Über ein Jahr später holen Radio Havanna ihre Veto Tour nach und können unter 2G-Auflage sogar volle Clubs bespielen. Nachdem schon diverse Kolleg:innen in den Genuss von vollen Clubkonzerten ohne Sitzplatz, Maske oder Abständen kamen ist das Konzert in Leipzig im Werk 2 mein erstes "richtiges" Konzert. Schon Tage vor dem Konzert spüre ich diese Vorfreude auf die Show und gleichzeitig mischen sich sorgenvolle Gedanken dazu:
Wie sicher ist so ein 2G-Konzept?
Hoffentlich werden die Besucher:innen alle vernünftig kontrolliert!
Werde ich das Konzert unter diesen Umständen genießen können?
Fast-Forward zum Konzertabend und zumindest eine Sorge habe ich schon einmal weniger beim Anblick der Check-In Station vor dem Werk 2. Die Crew kontrolliert gewissenhaft sämtliche Zertifikate inklusive Ausweiskontrolle und auch ein Check-In über die Corona-App ist notwendig. Die Wartezeiten halten sich in Grenzen und es geht fix in die Halle. Mit jedem Schritt spüre ich, wie die Aufregung steigt und schnell erblicke ich viele gute Bekannte und Freunde, die ich zum Teil tatsächlich fast zwei Jahre nicht gesehen habe. In den Gesprächen stelle ich schnell fest, dass meine Sorgen so ziemlich alle teilen, aber spätestens mit den ersten Akkorden von der fantastischen Vorband Vizediktator fällt scheinbar alles ab.

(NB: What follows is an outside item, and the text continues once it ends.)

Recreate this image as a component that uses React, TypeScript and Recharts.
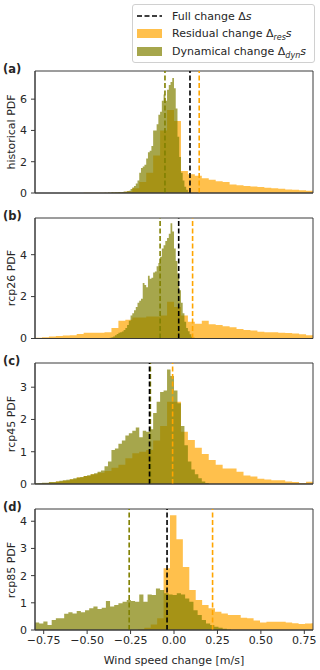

Schon ab dem ersten Song sehe ich Menschen einen kleinen Moshpit bilden und bei einem ersten Blick in die Runde sehe ich ausnahmslos fröhliche, ja erleichterte Gesichter. Auch wenn es eventuell im Kontext etwas seltsam klingt, aber dieses sichtliche Abfallen sämtlicher Entspannungen scheint ansteckend zu sein.

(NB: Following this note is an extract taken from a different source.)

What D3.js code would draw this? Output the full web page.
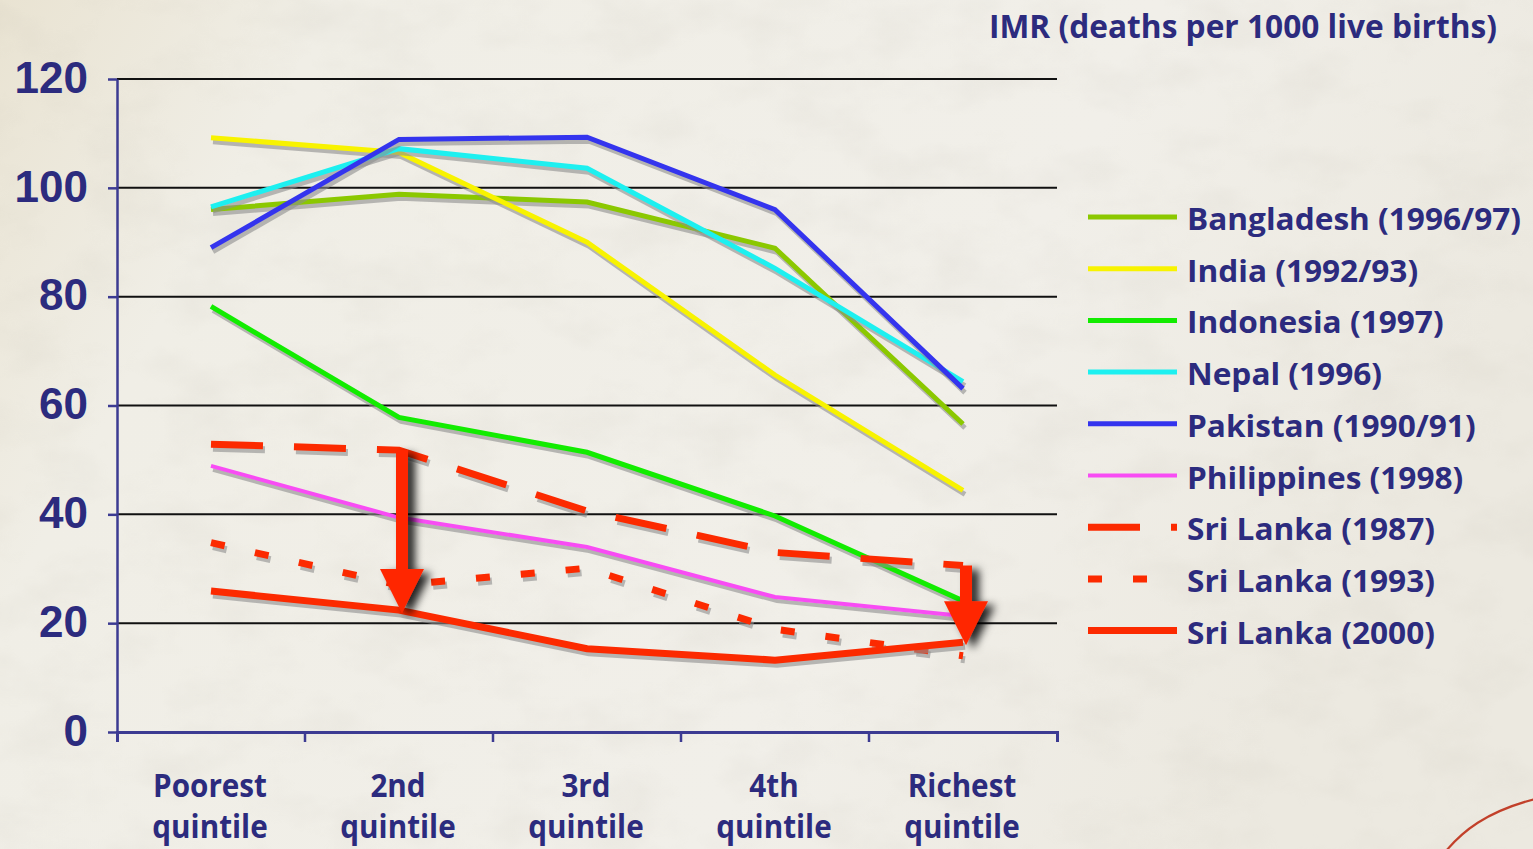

Vizediktator spielen ein solides Set aus ihren besten Songs und ich freue mich diese Band nach langer Zeit wieder live spielen zu sehen. Die Songs kommen gut beim Publikum an und je tiefer im Set desto mehr Eskalation ist auf der Tanzfläche zu sehen. Die Berliner haben auch einige Banger-Hits im Repertoire: Staub & Drogen, Tränen im Gesicht und Halleluja nehmen auch mich mit und ich zeige auch etwas zögerlich in der Mitte der Tanzfläche Präsenz. Die anderen Kolleg:innen sind da schon teilweise deutlich weiter und einer ist sogar schon dabei, die heutigen Bedingungen für Flüge auszutesten. Es sieht noch etwas nach Turbolenzen aus aber wenn das so weiter geht sollte es deutlich mehr Verkehr über den Köpfen geben.
Kurze Umbaupause und dann geht der Spaß schon weiter. Mittlerweile bin ich mir sicher, dass ich den Abend genießen werde. Radio Havanna sind gut drauf und spielen ein ordentliches Set mit einem Mix aus alten Fan-Favorites und dem Album "Veto" welches ja eigentlich auch mal der Anlass für die Tour gewesen ist. Neu ist die Scheibe nicht mehr, aber bis auf einige Open Air Shows hatte die Band bisher kaum Gelegenheit die Songs auf Livetauglichkeit zu prüfen. Mittlerweile ist kein Halten mehr und die Band haut erbarmungslos noch Coversongs oben drauf. In Leipzig wird natürlich der Klassiker "Alles nur geklaut" von den Prinzen gespielt und wenn auf der nächsten Tour nicht mindestens ein Prinz mal zum Feature kommt bin ich vermutlich wirklich enttäuscht.
Der weitere Konzertabend hat eigentlich alles was man sich so vorgestellt hat: Menschen fliegen über Köpfe, es werden Fahnen geschwungen und der Biervorrat des Clubs wird auch ordentlich verringert. Natürlich darf das Papierkonfetti nicht fehlen und die Band lässt sich unter Applaus auch zu einer ausgedehnten Zugabe noch hinreißen.
Bleibt mir nur noch an dieser Stelle ein Fazit zu ziehen: zwei der eingangs erwähnten Sorgen sind am Abend dann der Freude gewichen. Alle Beteiligten haben sich große Mühe gegeben, das Konzert unter 2G ordentlich durchzuführen und vermutlich wird dies auch die neue Normalität werden. Bleibt nur zu wünschen, dass alle Konzertbesucher:innen und Bands sowie Crews ohne Corona-Infektion gut nach Hause beziehungsweise zum nächsten Tourstop kommen.